你这相机够高级的呀,尼康几呀?我问了一句。
尼康D3。她回应着,终于把镜头安上了,对着成贞门在照,快门“啪啪”地轻快响起。
照完了,她把镜头换下来,望了一眼我的画,问我:您是画画的?
我告诉她我只是画着玩。
她忽然轻轻地叹了口气。我忙问她:怎么?画着玩不好吗?
不是不好,是太好了!
那你为什么叹气呀?
这么一问,她又叹了口气,眼眶里竟然有泪花闪烁。我不知道该不该问她是为什么,又怕问多了让人家不高兴。我不敢再望着她,静静地望着成贞门。
沉默了只有一小会儿,她开口了。显然,一直憋在心里,想找人诉说。听她说完了,我明白了,女儿爱好摄影,相机是女儿的,一年半前,到西藏摄影的时候,不幸遇车祸身亡。
我不知该怎么劝慰她,再没有比白发人送黑发人更悲伤的事情了。我只好随口问了句:孩子多大了?
才过三十。马上要结婚了,出了这事!
我责怪自己,这话问的,让人家更悲伤。
她的未婚夫把这个相机交到我手里,有两个多月了……
我忍不住好奇,打断了她:她未婚夫怎么没把相机留在自己的身边呢?按理说,这是他未婚妻的遗物呀,应该留在他身边才是。
他就要结婚了。也是能理解的。他说还是给我的好,可以在想女儿的时候,看看里面的照片。他说得也对。可我一直没敢打开相机看孩子照的照片。一直到前几天,快过清明了,我忍不住打开了,居然看到相机里面存储了那么的照片,其中最多的照片拍的是天坛。

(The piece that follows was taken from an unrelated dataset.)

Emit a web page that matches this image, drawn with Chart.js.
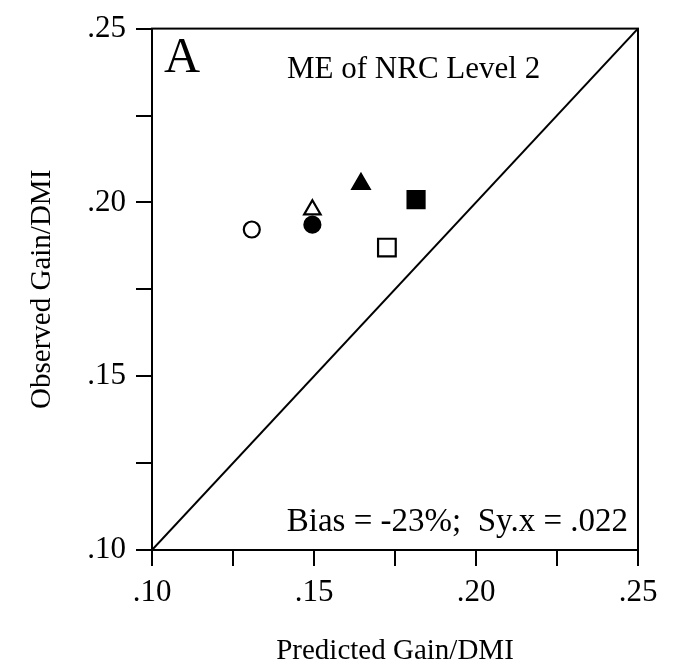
<!DOCTYPE html>
<html>
<head>
<meta charset="utf-8">
<script src="https://cdn.jsdelivr.net/npm/chart.js@4.4.1/dist/chart.umd.min.js"></script>
<style>
  body { margin: 0; background: #fff; }
  canvas { display: block; }
</style>
</head>
<body>
<canvas id="chart" width="683" height="663"></canvas>
<script>
// Data (Predicted vs Observed Gain/DMI)
const predicted = [0.1308, 0.1495, 0.1495, 0.1645, 0.1815, 0.1725];
const observed = [0.1922, 0.1936, 0.1979, 0.2053, 0.2008, 0.1870];
const markerStyles = ['circle', 'circle', 'triangle', 'triangle', 'rect', 'rect'];
const markerFilled = [false, true, false, true, true, false];
const markerRadius = [8, 8, 9.5, 10, 12, 12.5];
const lineX = [0.10, 0.25];
const lineY = [0.10, 0.25];
const axisMin = 0.10, axisMax = 0.25, tickStep = 0.025;

const serif = "'Liberation Serif', 'Times New Roman', serif";

// Build datasets
const pointSets = predicted.map((x, i) => ({
    type: 'scatter',
    data: [{ x: x, y: observed[i] }],
    pointStyle: markerStyles[i],
    pointRadius: markerRadius[i],
    pointHoverRadius: markerRadius[i],
    backgroundColor: markerFilled[i] ? '#000' : '#fff',
    borderColor: '#000',
    pointBorderWidth: 2.2,
    order: i
}));

const identityLine = {
    type: 'line',
    data: lineX.map((x, i) => ({ x: x, y: lineY[i] })),
    borderColor: '#000',
    borderWidth: 2,
    pointRadius: 0,
    fill: false,
    order: 10
};

function tickLabel(value) {
    const k = Math.round(value * 1000);
    if (k % 50 !== 0) return '';
    return '.' + (k / 10).toFixed(0);
}

// Box around plot area plus text annotations
const framePlugin = {
    id: 'frame',
    afterDraw(chart) {
        const { ctx, chartArea: a } = chart;
        ctx.save();
        ctx.strokeStyle = '#000';
        ctx.lineWidth = 2;
        ctx.strokeRect(a.left, a.top, a.right - a.left, a.bottom - a.top);

        ctx.fillStyle = '#000';
        ctx.textBaseline = 'alphabetic';
        ctx.textAlign = 'left';
        ctx.font = '50px ' + serif;
        ctx.fillText('A', 164, 72);
        ctx.font = '31px ' + serif;
        ctx.fillText('ME of NRC Level 2', 287, 78);
        ctx.textAlign = 'right';
        ctx.font = '33px ' + serif;
        ctx.fillText('Bias = -23%;  Sy.x = .022', 628, 531);
        ctx.restore();
    }
};

const ctx = document.getElementById('chart').getContext('2d');
const chart = new Chart(ctx, {
    data: { datasets: [identityLine].concat(pointSets) },
    options: {
        responsive: false,
        animation: false,
        devicePixelRatio: 1,
        layout: { padding: { top: 24, right: 45, left: 0, bottom: 0 } },
        plugins: {
            legend: { display: false },
            tooltip: { enabled: false }
        },
        scales: {
            x: {
                type: 'linear',
                min: axisMin,
                max: axisMax,
                afterFit: scale => { scale.height = 113; },
                ticks: {
                    stepSize: tickStep,
                    autoSkip: false,
                    maxRotation: 0,
                    padding: 8,
                    color: '#000',
                    font: { family: serif, size: 31 },
                    callback: tickLabel
                },
                grid: {
                    drawOnChartArea: false,
                    drawTicks: true,
                    tickLength: 16,
                    color: '#000',
                    lineWidth: 2
                },
                border: { display: true, color: '#000', width: 2 },
                title: {
                    display: true,
                    text: 'Predicted Gain/DMI',
                    color: '#000',
                    font: { family: serif, size: 29, lineHeight: 1 },
                    padding: { top: 0, bottom: -3 }
                }
            },
            y: {
                type: 'linear',
                min: axisMin,
                max: axisMax,
                afterFit: scale => { scale.width = 152; },
                ticks: {
                    stepSize: tickStep,
                    autoSkip: false,
                    padding: 10,
                    color: '#000',
                    font: { family: serif, size: 31 },
                    callback: tickLabel
                },
                grid: {
                    drawOnChartArea: false,
                    drawTicks: true,
                    tickLength: 16,
                    color: '#000',
                    lineWidth: 2
                },
                border: { display: true, color: '#000', width: 2 },
                title: {
                    display: true,
                    text: 'Observed Gain/DMI',
                    color: '#000',
                    font: { family: serif, size: 29, lineHeight: 1 },
                    padding: { top: 28, bottom: 0 }
                }
            }
        }
    },
    plugins: [framePlugin]
});
</script>
</body>
</html>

说着,她打开相机的取景框,迅速地倒回到那些天坛的照片,让我看。相机好,拍得也好,天坛里好多地方,祈年殿,回音壁,皇穹宇,圜丘,丹陛桥,神乐署,斋宫,还有天坛里的各种树,各个门……其中,有这个成贞门。
从那天起,我就想,西藏太远,我去不了,天坛就在北京,我去得了,就用孩子的这个相机,把天坛里孩子拍的这些景物,按照她拍照的位置和角度,再拍一次。
我非常感动。一个孩子对北京的爱,集中在她拍照的天坛。一个母亲对孩子的爱,也集中在了天坛。天坛,不仅是这位母亲心中悲伤的化解地,也是这位母亲爱的集散地。只有浩瀚的天坛,可以和同样浩瀚的母爱相比拟。天坛在天上,生活在这里。女儿在天上,母亲在这里。再大的天坛,也会浓缩在这样一个点上。再大的一个心愿,也会凝结在这样一个点上。
告别的时候,她对我说:我知道孩子为什么那么爱照天坛,她恋爱第一次约会,就是在天坛,以后,他们两人也爱到这里来。
走了两步,她又回转身对我说了句:我打开相机的时候,以为里面会有他们两人的照片呢。都被他删除了。
她背着沉重的摄影包,迈上台阶,走进成贞门了,我还站在那里望着。